[BEGIN DATA LINES]

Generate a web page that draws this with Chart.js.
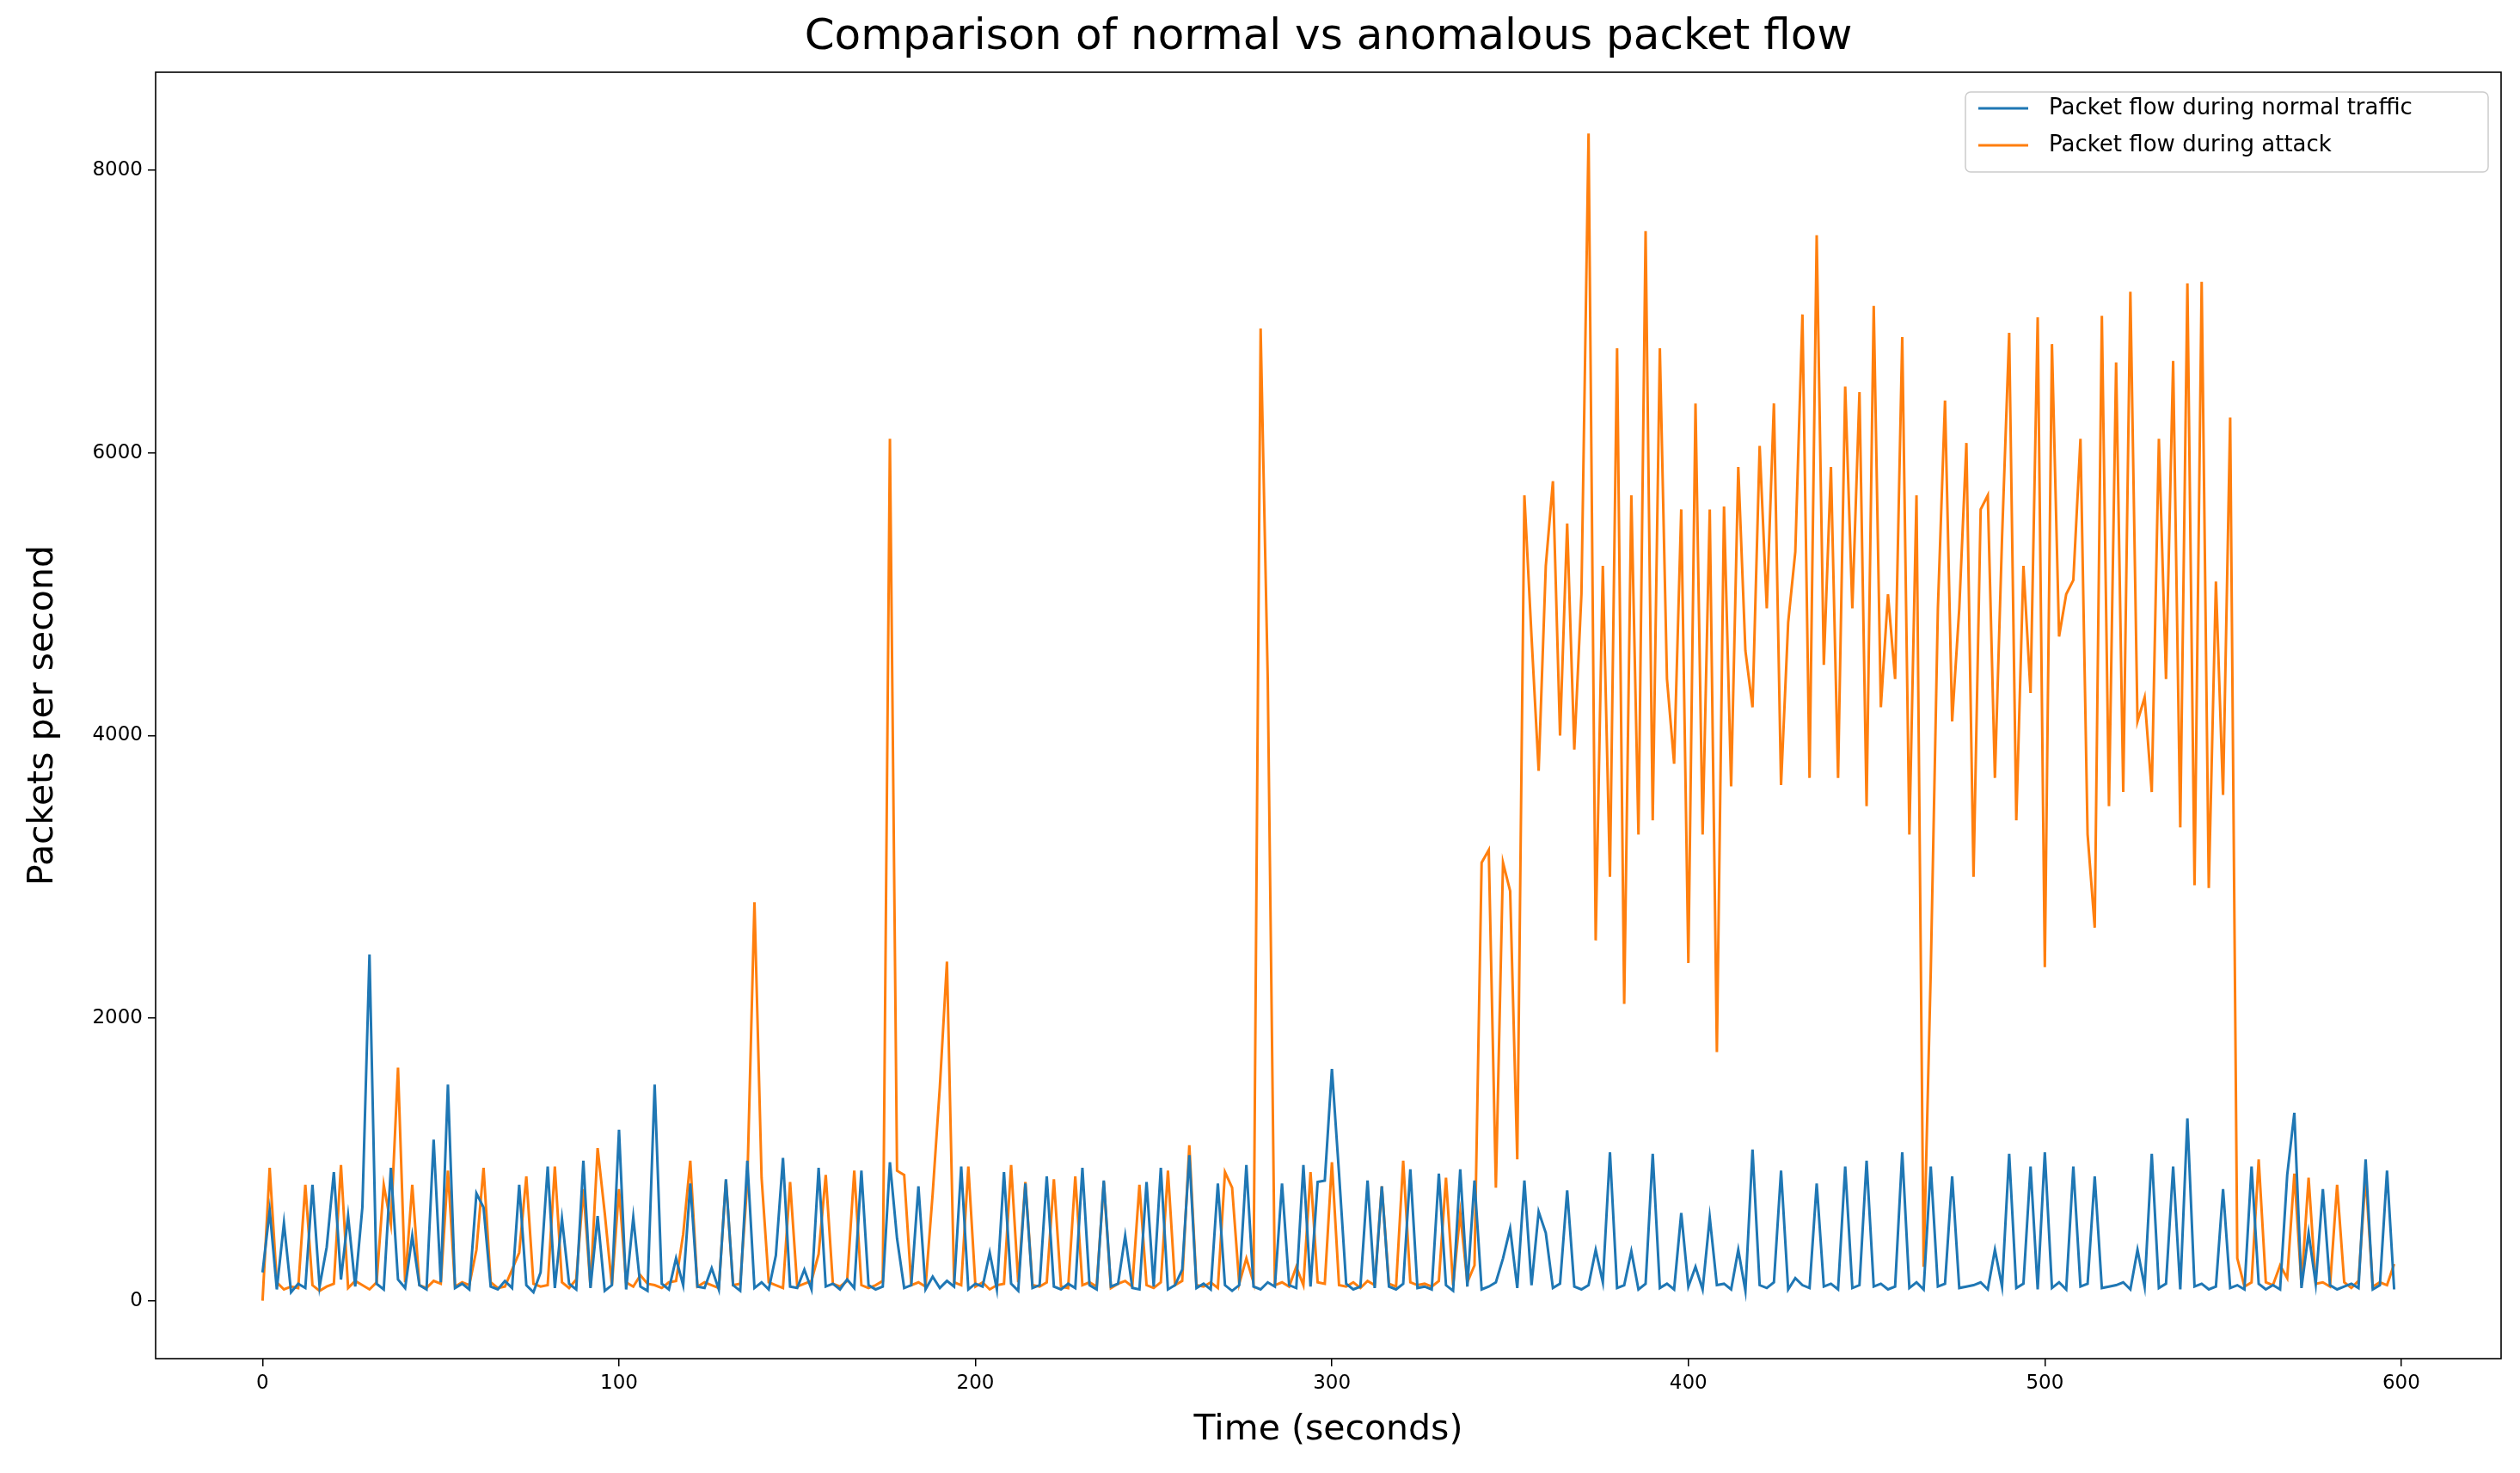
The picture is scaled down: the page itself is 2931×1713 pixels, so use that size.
<!DOCTYPE html>
<html>
<head>
<meta charset="utf-8">
<script src="https://cdn.jsdelivr.net/npm/chart.js@4"></script>
<style>
  html, body { margin: 0; padding: 0; background: #fff; }
  #wrap { width: 2931px; height: 1713px; }
</style>
</head>
<body>
<div id="wrap"><canvas id="flowChart"></canvas></div>
<script>
const timeStep = 2;
const normalFlow = [
  200,640,80,550,60,120,90,820,100,380,
  910,150,600,100,660,2450,120,80,940,150,
  90,460,110,80,1140,130,1530,90,120,80,
  760,660,100,80,140,90,820,110,60,200,
  950,90,580,120,80,990,90,600,70,110,
  1210,80,590,100,70,1530,120,80,300,110,
  830,100,90,230,80,860,110,70,990,90,
  130,80,320,1010,100,90,220,80,940,100,
  120,80,150,90,920,110,80,100,980,440,
  90,110,810,80,170,90,140,100,950,80,
  120,100,340,80,910,120,70,830,90,110,
  880,100,80,120,90,940,110,80,850,100,
  120,460,90,80,840,100,940,80,110,220,
  1030,90,120,80,830,110,70,110,960,100,
  80,130,100,830,110,90,960,100,840,850,
  1640,900,120,80,100,850,90,810,100,80,
  120,930,90,100,80,900,110,70,930,100,
  850,80,100,130,300,510,90,850,110,630,
  480,90,120,780,100,80,110,360,130,1050,
  90,110,350,80,120,1040,90,120,80,620,
  100,240,80,590,110,120,80,360,70,1070,
  110,90,130,920,80,160,110,90,830,100,
  120,80,950,90,110,990,100,120,80,100,
  1050,90,130,80,950,100,120,880,90,100,
  110,130,80,360,100,1040,90,120,950,80,
  1050,90,130,80,950,100,120,880,90,100,
  110,130,80,360,100,1040,90,120,950,80,
  1290,100,120,80,100,790,90,110,80,950,
  120,80,110,80,890,1330,90,480,120,790,
  110,80,100,120,90,1000,80,110,920,80
];
const attackFlow = [
  0,940,130,80,100,90,820,110,70,100,
  120,960,90,140,110,80,130,820,540,1650,
  130,820,110,90,140,120,920,100,130,110,
  360,940,130,90,100,220,340,880,120,100,
  110,950,130,90,150,790,100,1080,620,110,
  790,130,100,180,120,110,90,130,140,470,
  990,100,130,110,90,850,110,120,840,2820,
  870,130,110,90,840,100,120,140,330,890,
  120,100,140,920,110,90,110,140,6100,920,
  890,110,130,100,760,1510,2400,130,110,950,
  100,130,80,110,120,960,130,840,110,100,
  130,860,100,90,880,110,130,100,840,90,
  120,140,100,820,110,90,130,920,110,140,
  1100,110,100,130,90,910,800,120,300,130,
  6880,4400,110,130,100,240,110,910,130,120,
  980,110,100,130,90,140,110,810,120,100,
  990,130,110,120,100,140,870,110,620,130,
  250,3100,3190,800,3100,2900,1000,5700,4700,3750,
  5200,5800,4000,5500,3900,5000,8260,2550,5200,3000,
  6740,2100,5700,3300,7570,3400,6740,4400,3800,5600,
  2390,6350,3300,5600,1760,5620,3640,5900,4600,4200,
  6050,4900,6350,3650,4800,5300,6980,3700,7540,4500,
  5900,3700,6470,4900,6430,3500,7040,4200,5000,4400,
  6820,3300,5700,240,2330,4900,6370,4100,4900,6070,
  3000,5600,5700,3700,5400,6850,3400,5200,4300,6960,
  2360,6770,4700,5000,5100,6100,3300,2640,6970,3500,
  6640,3600,7140,4100,4270,3600,6100,4400,6650,3350,
  7200,2940,7210,2920,5090,3580,6250,300,100,130,
  1000,130,110,250,160,900,110,870,120,130,
  100,820,130,90,140,880,100,130,110,260
];
const xTicks = [0, 100, 200, 300, 400, 500, 600];
const yTicks = [0, 2000, 4000, 6000, 8000];
const seriesLabels = ['Packet flow during normal traffic', 'Packet flow during attack'];
const seriesColors = ['#1f77b4', '#ff7f0e'];

const toPoints = arr => arr.map((v, i) => ({ x: i * timeStep, y: v }));

// Frame, title, axis titles and legend box drawn by hand (matplotlib look)
const decorations = {
  id: 'decorations',
  afterDraw(chart) {
    const c = chart.ctx, a = chart.chartArea;
    c.save();
    c.strokeStyle = '#000';
    c.lineWidth = 1.6;
    c.strokeRect(a.left, a.top, a.right - a.left, a.bottom - a.top);

    c.fillStyle = '#000';
    c.textAlign = 'center';
    c.textBaseline = 'middle';
    c.font = '50px "DejaVu Sans"';
    c.fillText('Comparison of normal vs anomalous packet flow', (a.left + a.right) / 2, 44);
    c.font = '41px "DejaVu Sans"';
    c.fillText('Time (seconds)', (a.left + a.right) / 2, 1663);
    c.translate(50, (a.top + a.bottom) / 2);
    c.rotate(-Math.PI / 2);
    c.fillText('Packets per second', 0, 0);
    c.restore();

    // legend
    c.save();
    const bx = 2286, by = 107, bw = 608, bh = 93;
    c.fillStyle = 'rgba(255,255,255,0.8)';
    c.strokeStyle = '#ccc';
    c.lineWidth = 1.5;
    c.beginPath();
    c.roundRect(bx, by, bw, bh, 6);
    c.fill();
    c.stroke();
    c.font = '26px "DejaVu Sans"';
    c.textAlign = 'left';
    c.textBaseline = 'middle';
    seriesLabels.forEach((lab, i) => {
      const y = 126 + i * 43;
      c.strokeStyle = seriesColors[i];
      c.lineWidth = 3;
      c.beginPath();
      c.moveTo(2301, y);
      c.lineTo(2359, y);
      c.stroke();
      c.fillStyle = '#000';
      c.fillText(lab, 2383, y);
    });
    c.restore();
  }
};

new Chart(document.getElementById('flowChart'), {
  type: 'line',
  data: {
    datasets: [
      { label: seriesLabels[0], data: toPoints(normalFlow), borderColor: seriesColors[0] },
      { label: seriesLabels[1], data: toPoints(attackFlow), borderColor: seriesColors[1] }
    ]
  },
  options: {
    responsive: true,
    maintainAspectRatio: false,
    animation: false,
    devicePixelRatio: 1,
    elements: {
      point: { radius: 0 },
      line: { borderWidth: 3, tension: 0 }
    },
    layout: { padding: { top: 84, right: 22, left: 0, bottom: 0 } },
    plugins: { legend: { display: false }, tooltip: { enabled: false } },
    scales: {
      x: {
        type: 'linear',
        min: -30,
        max: 628,
        afterFit: s => { s.height = 133; },
        afterBuildTicks: s => { s.ticks = xTicks.map(v => ({ value: v })); },
        grid: { drawOnChartArea: false, color: '#000', tickLength: 9, lineWidth: 1.5 },
        border: { display: false },
        ticks: { color: '#000', font: { family: 'DejaVu Sans', size: 23 }, padding: 6, maxRotation: 0, callback: v => String(v) }
      },
      y: {
        type: 'linear',
        min: -410,
        max: 8694,
        afterFit: s => { s.width = 181; },
        afterBuildTicks: s => { s.ticks = yTicks.map(v => ({ value: v })); },
        grid: { drawOnChartArea: false, color: '#000', tickLength: 9, lineWidth: 1.5 },
        border: { display: false },
        ticks: { color: '#000', font: { family: 'DejaVu Sans', size: 23 }, padding: 6, callback: v => String(v) }
      }
    }
  },
  plugins: [decorations]
});
</script>
</body>
</html>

[END DATA LINES]

■ REQUEST ■
Each line of the data should be quoted exactly, with pictures left out.

■ ANSWER BELOW ■
Generate a web page that draws this with Chart.js.
The picture is scaled down: the page itself is 2931×1713 pixels, so use that size.
<!DOCTYPE html>
<html>
<head>
<meta charset="utf-8">
<script src="https://cdn.jsdelivr.net/npm/chart.js@4"></script>
<style>
  html, body { margin: 0; padding: 0; background: #fff; }
  #wrap { width: 2931px; height: 1713px; }
</style>
</head>
<body>
<div id="wrap"><canvas id="flowChart"></canvas></div>
<script>
const timeStep = 2;
const normalFlow = [
  200,640,80,550,60,120,90,820,100,380,
  910,150,600,100,660,2450,120,80,940,150,
  90,460,110,80,1140,130,1530,90,120,80,
  760,660,100,80,140,90,820,110,60,200,
  950,90,580,120,80,990,90,600,70,110,
  1210,80,590,100,70,1530,120,80,300,110,
  830,100,90,230,80,860,110,70,990,90,
  130,80,320,1010,100,90,220,80,940,100,
  120,80,150,90,920,110,80,100,980,440,
  90,110,810,80,170,90,140,100,950,80,
  120,100,340,80,910,120,70,830,90,110,
  880,100,80,120,90,940,110,80,850,100,
  120,460,90,80,840,100,940,80,110,220,
  1030,90,120,80,830,110,70,110,960,100,
  80,130,100,830,110,90,960,100,840,850,
  1640,900,120,80,100,850,90,810,100,80,
  120,930,90,100,80,900,110,70,930,100,
  850,80,100,130,300,510,90,850,110,630,
  480,90,120,780,100,80,110,360,130,1050,
  90,110,350,80,120,1040,90,120,80,620,
  100,240,80,590,110,120,80,360,70,1070,
  110,90,130,920,80,160,110,90,830,100,
  120,80,950,90,110,990,100,120,80,100,
  1050,90,130,80,950,100,120,880,90,100,
  110,130,80,360,100,1040,90,120,950,80,
  1050,90,130,80,950,100,120,880,90,100,
  110,130,80,360,100,1040,90,120,950,80,
  1290,100,120,80,100,790,90,110,80,950,
  120,80,110,80,890,1330,90,480,120,790,
  110,80,100,120,90,1000,80,110,920,80
];
const attackFlow = [
  0,940,130,80,100,90,820,110,70,100,
  120,960,90,140,110,80,130,820,540,1650,
  130,820,110,90,140,120,920,100,130,110,
  360,940,130,90,100,220,340,880,120,100,
  110,950,130,90,150,790,100,1080,620,110,
  790,130,100,180,120,110,90,130,140,470,
  990,100,130,110,90,850,110,120,840,2820,
  870,130,110,90,840,100,120,140,330,890,
  120,100,140,920,110,90,110,140,6100,920,
  890,110,130,100,760,1510,2400,130,110,950,
  100,130,80,110,120,960,130,840,110,100,
  130,860,100,90,880,110,130,100,840,90,
  120,140,100,820,110,90,130,920,110,140,
  1100,110,100,130,90,910,800,120,300,130,
  6880,4400,110,130,100,240,110,910,130,120,
  980,110,100,130,90,140,110,810,120,100,
  990,130,110,120,100,140,870,110,620,130,
  250,3100,3190,800,3100,2900,1000,5700,4700,3750,
  5200,5800,4000,5500,3900,5000,8260,2550,5200,3000,
  6740,2100,5700,3300,7570,3400,6740,4400,3800,5600,
  2390,6350,3300,5600,1760,5620,3640,5900,4600,4200,
  6050,4900,6350,3650,4800,5300,6980,3700,7540,4500,
  5900,3700,6470,4900,6430,3500,7040,4200,5000,4400,
  6820,3300,5700,240,2330,4900,6370,4100,4900,6070,
  3000,5600,5700,3700,5400,6850,3400,5200,4300,6960,
  2360,6770,4700,5000,5100,6100,3300,2640,6970,3500,
  6640,3600,7140,4100,4270,3600,6100,4400,6650,3350,
  7200,2940,7210,2920,5090,3580,6250,300,100,130,
  1000,130,110,250,160,900,110,870,120,130,
  100,820,130,90,140,880,100,130,110,260
];
const xTicks = [0, 100, 200, 300, 400, 500, 600];
const yTicks = [0, 2000, 4000, 6000, 8000];
const seriesLabels = ['Packet flow during normal traffic', 'Packet flow during attack'];
const seriesColors = ['#1f77b4', '#ff7f0e'];

const toPoints = arr => arr.map((v, i) => ({ x: i * timeStep, y: v }));

// Frame, title, axis titles and legend box drawn by hand (matplotlib look)
const decorations = {
  id: 'decorations',
  afterDraw(chart) {
    const c = chart.ctx, a = chart.chartArea;
    c.save();
    c.strokeStyle = '#000';
    c.lineWidth = 1.6;
    c.strokeRect(a.left, a.top, a.right - a.left, a.bottom - a.top);

    c.fillStyle = '#000';
    c.textAlign = 'center';
    c.textBaseline = 'middle';
    c.font = '50px "DejaVu Sans"';
    c.fillText('Comparison of normal vs anomalous packet flow', (a.left + a.right) / 2, 44);
    c.font = '41px "DejaVu Sans"';
    c.fillText('Time (seconds)', (a.left + a.right) / 2, 1663);
    c.translate(50, (a.top + a.bottom) / 2);
    c.rotate(-Math.PI / 2);
    c.fillText('Packets per second', 0, 0);
    c.restore();

    // legend
    c.save();
    const bx = 2286, by = 107, bw = 608, bh = 93;
    c.fillStyle = 'rgba(255,255,255,0.8)';
    c.strokeStyle = '#ccc';
    c.lineWidth = 1.5;
    c.beginPath();
    c.roundRect(bx, by, bw, bh, 6);
    c.fill();
    c.stroke();
    c.font = '26px "DejaVu Sans"';
    c.textAlign = 'left';
    c.textBaseline = 'middle';
    seriesLabels.forEach((lab, i) => {
      const y = 126 + i * 43;
      c.strokeStyle = seriesColors[i];
      c.lineWidth = 3;
      c.beginPath();
      c.moveTo(2301, y);
      c.lineTo(2359, y);
      c.stroke();
      c.fillStyle = '#000';
      c.fillText(lab, 2383, y);
    });
    c.restore();
  }
};

new Chart(document.getElementById('flowChart'), {
  type: 'line',
  data: {
    datasets: [
      { label: seriesLabels[0], data: toPoints(normalFlow), borderColor: seriesColors[0] },
      { label: seriesLabels[1], data: toPoints(attackFlow), borderColor: seriesColors[1] }
    ]
  },
  options: {
    responsive: true,
    maintainAspectRatio: false,
    animation: false,
    devicePixelRatio: 1,
    elements: {
      point: { radius: 0 },
      line: { borderWidth: 3, tension: 0 }
    },
    layout: { padding: { top: 84, right: 22, left: 0, bottom: 0 } },
    plugins: { legend: { display: false }, tooltip: { enabled: false } },
    scales: {
      x: {
        type: 'linear',
        min: -30,
        max: 628,
        afterFit: s => { s.height = 133; },
        afterBuildTicks: s => { s.ticks = xTicks.map(v => ({ value: v })); },
        grid: { drawOnChartArea: false, color: '#000', tickLength: 9, lineWidth: 1.5 },
        border: { display: false },
        ticks: { color: '#000', font: { family: 'DejaVu Sans', size: 23 }, padding: 6, maxRotation: 0, callback: v => String(v) }
      },
      y: {
        type: 'linear',
        min: -410,
        max: 8694,
        afterFit: s => { s.width = 181; },
        afterBuildTicks: s => { s.ticks = yTicks.map(v => ({ value: v })); },
        grid: { drawOnChartArea: false, color: '#000', tickLength: 9, lineWidth: 1.5 },
        border: { display: false },
        ticks: { color: '#000', font: { family: 'DejaVu Sans', size: 23 }, padding: 6, callback: v => String(v) }
      }
    }
  },
  plugins: [decorations]
});
</script>
</body>
</html>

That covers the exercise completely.